Setting Action Thresholds
Use selective accuracy to pick the confidence level above which you auto-accept answers and below which you route to a human. This turns calibration into an operational control. A well-calibrated model lets you set a threshold that captures most answers while keeping error low. This connects directly to the risk controls in The Non-Obvious Failure Points When You Trust a Model's Own Certainty.
Tracking Drift Over Time
Recompute metrics on a schedule. Model updates, prompt edits, and shifting input distributions all move calibration. A weekly ECE trend line catches regressions before they cause damage. For teams just standing this up, start with the lean version in Standing Up Confidence Calibration From a Cold Start.
Frequently Asked Questions
What is the single most useful calibration metric to start with?
Expected Calibration Error paired with a reliability curve. ECE gives you one number to track over time, and the curve tells you where the miscalibration lives so you know what to fix. Add a confidence histogram once those two are in place to catch confidence collapse.
How many labeled examples do I need before the metrics are trustworthy?
A few hundred examples spread across the confidence range usually produce stable estimates. The key is coverage: if the model rarely claims low confidence, you need enough low-confidence cases to evaluate that bin. Thin bins produce noisy numbers, so widen the bins or collect more data there.
Can I measure calibration without ground-truth labels?
Not directly. Calibration is defined against correctness, so you need to know whether answers were right. You can approximate ground truth with downstream signals such as whether a verification step passed or whether a human accepted the answer, but those proxies introduce their own bias and should be validated against true labels periodically.
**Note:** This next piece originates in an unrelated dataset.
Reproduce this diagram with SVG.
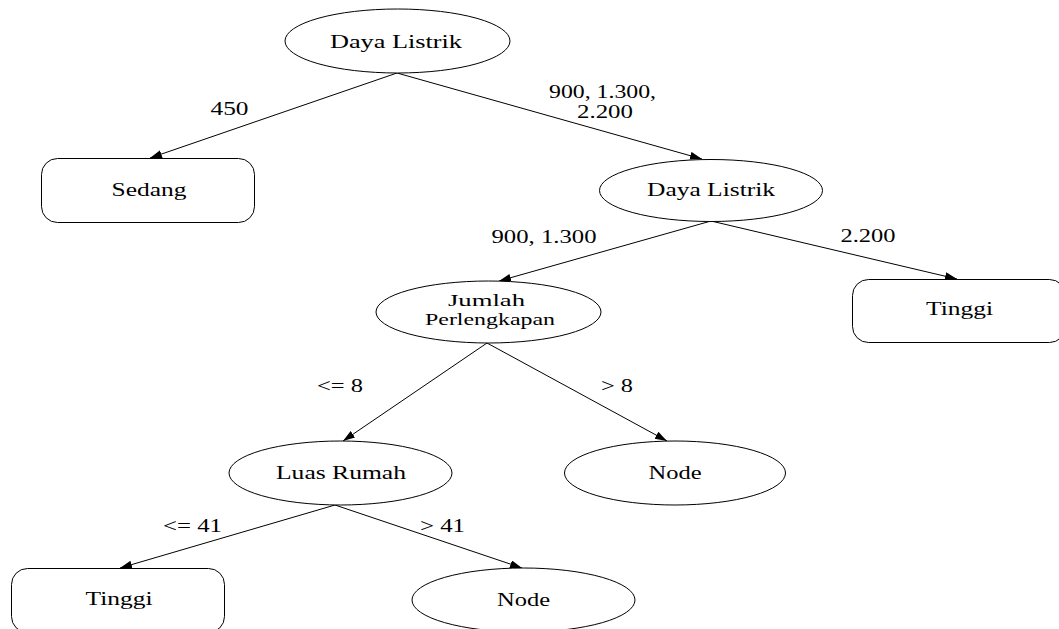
<svg xmlns="http://www.w3.org/2000/svg" width="1059" height="629" viewBox="0 0 1059 629">
  <style>
    .shape { fill: #ffffff; stroke: #000000; stroke-width: 1; }
    .edge { fill: none; stroke: #000000; stroke-width: 1; marker-end: url(#arrow); }
    text { font-family: "Liberation Serif", "Times New Roman", serif; font-size: 18px; fill: #000000; text-anchor: middle; }
    .tight { font-size: 17px; }
  </style>
  <defs>
    <marker id="arrow" markerUnits="userSpaceOnUse" markerWidth="13" markerHeight="9" refX="12" refY="4" orient="auto">
      <path d="M0,0 L12,4 L0,8 Z" fill="#000000"/>
    </marker>
  </defs>

  <!-- connectors and their labels -->
  <g id="edges">
    <line class="edge" x1="397" y1="73" x2="150" y2="158"/>
    <text x="229.5" y="115" textLength="38" lengthAdjust="spacingAndGlyphs">450</text>

    <line class="edge" x1="397" y1="73" x2="702" y2="159"/>
    <text x="602.5" y="98" textLength="107" lengthAdjust="spacingAndGlyphs">900, 1.300,</text>
    <text x="605" y="118" textLength="56" lengthAdjust="spacingAndGlyphs">2.200</text>

    <line class="edge" x1="711" y1="221" x2="499" y2="281"/>
    <text x="544" y="243" textLength="105" lengthAdjust="spacingAndGlyphs">900, 1.300</text>

    <line class="edge" x1="711" y1="221" x2="957" y2="279"/>
    <text x="868" y="242" textLength="55" lengthAdjust="spacingAndGlyphs">2.200</text>

    <line class="edge" x1="487" y1="343" x2="343" y2="441"/>
    <text x="340" y="392" textLength="46" lengthAdjust="spacingAndGlyphs">&lt;= 8</text>

    <line class="edge" x1="487" y1="343" x2="667" y2="441"/>
    <text x="617" y="392" textLength="32" lengthAdjust="spacingAndGlyphs">&gt; 8</text>

    <line class="edge" x1="335" y1="505" x2="120" y2="568"/>
    <text x="192.5" y="532" textLength="59" lengthAdjust="spacingAndGlyphs">&lt;= 41</text>

    <line class="edge" x1="335" y1="505" x2="522" y2="568"/>
    <text x="442.5" y="532" textLength="45" lengthAdjust="spacingAndGlyphs">&gt; 41</text>
  </g>

  <g id="root">
    <ellipse class="shape" cx="397.5" cy="41" rx="112.5" ry="32"/>
    <text x="396" y="48" textLength="132" lengthAdjust="spacingAndGlyphs">Daya Listrik</text>
  </g>

  <g id="sedang">
    <rect class="shape" x="41.5" y="158.5" width="213" height="64" rx="16"/>
    <text x="149" y="196" textLength="75" lengthAdjust="spacingAndGlyphs">Sedang</text>
  </g>

  <g id="daya-listrik-2">
    <ellipse class="shape" cx="711" cy="190.5" rx="111.5" ry="31"/>
    <text x="711" y="196" textLength="128" lengthAdjust="spacingAndGlyphs">Daya Listrik</text>
  </g>

  <g id="tinggi-right">
    <rect class="shape" x="852.5" y="279.5" width="213" height="63" rx="16"/>
    <text x="959.5" y="315" textLength="67" lengthAdjust="spacingAndGlyphs">Tinggi</text>
  </g>

  <g id="jumlah-perlengkapan">
    <ellipse class="shape" cx="488.5" cy="312" rx="112.5" ry="31"/>
    <text class="tight" x="486.5" y="306" textLength="77" lengthAdjust="spacingAndGlyphs">Jumlah</text>
    <text class="tight" x="490" y="325" textLength="130" lengthAdjust="spacingAndGlyphs">Perlengkapan</text>
  </g>

  <g id="luas-rumah">
    <ellipse class="shape" cx="340.5" cy="473" rx="111.5" ry="32"/>
    <text x="341" y="479" textLength="130" lengthAdjust="spacingAndGlyphs">Luas Rumah</text>
  </g>

  <g id="node-mid">
    <ellipse class="shape" cx="675" cy="473" rx="110.5" ry="32"/>
    <text x="675" y="479" textLength="53" lengthAdjust="spacingAndGlyphs">Node</text>
  </g>

  <g id="tinggi-left">
    <rect class="shape" x="11.5" y="568.5" width="213" height="64" rx="16"/>
    <text x="119" y="605" textLength="67" lengthAdjust="spacingAndGlyphs">Tinggi</text>
  </g>

  <g id="node-bottom">
    <ellipse class="shape" cx="523.5" cy="600" rx="111.5" ry="32"/>
    <text x="523.5" y="606" textLength="53" lengthAdjust="spacingAndGlyphs">Node</text>
  </g>
</svg>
Why does my model report 90 percent confidence on almost everything?
That pattern usually comes from the prompt anchoring the model toward high numbers or from the model defaulting to a comfortable value. Ask for confidence after listing reasons the answer might be wrong, request a wider scale, or have the model commit to a number before seeing how confident the prose sounds. Then check the histogram again.
How often should I recompute these metrics?
Recompute on every prompt change and on a regular schedule for production traffic, weekly is a reasonable default. Model provider updates can shift calibration without any change on your end, so a standing trend line is the only way to catch silent regressions.
Is a low ECE enough to declare the model well calibrated?
No. ECE can hide problems because errors in different bins can average out. Always pair it with the reliability curve and histogram. A model can post a respectable ECE while being badly overconfident in the high-confidence region that matters most for decisions.
Key Takeaways
- Calibration measures whether a model's stated confidence matches its real accuracy, which is distinct from raw accuracy.
- Track Expected Calibration Error and a reliability curve first, then add a confidence histogram and selective accuracy.
- Every metric depends on ground truth, so invest in a labeled evaluation set and reuse it across prompt versions.
- Emit confidence as a structured field on a standardized scale so it is easy to parse and compare.
- Read the reliability curve to locate miscalibration; overconfidence at the high end is the most dangerous and most common.
- Recompute on every prompt change and on a schedule to catch drift from model updates and shifting inputs.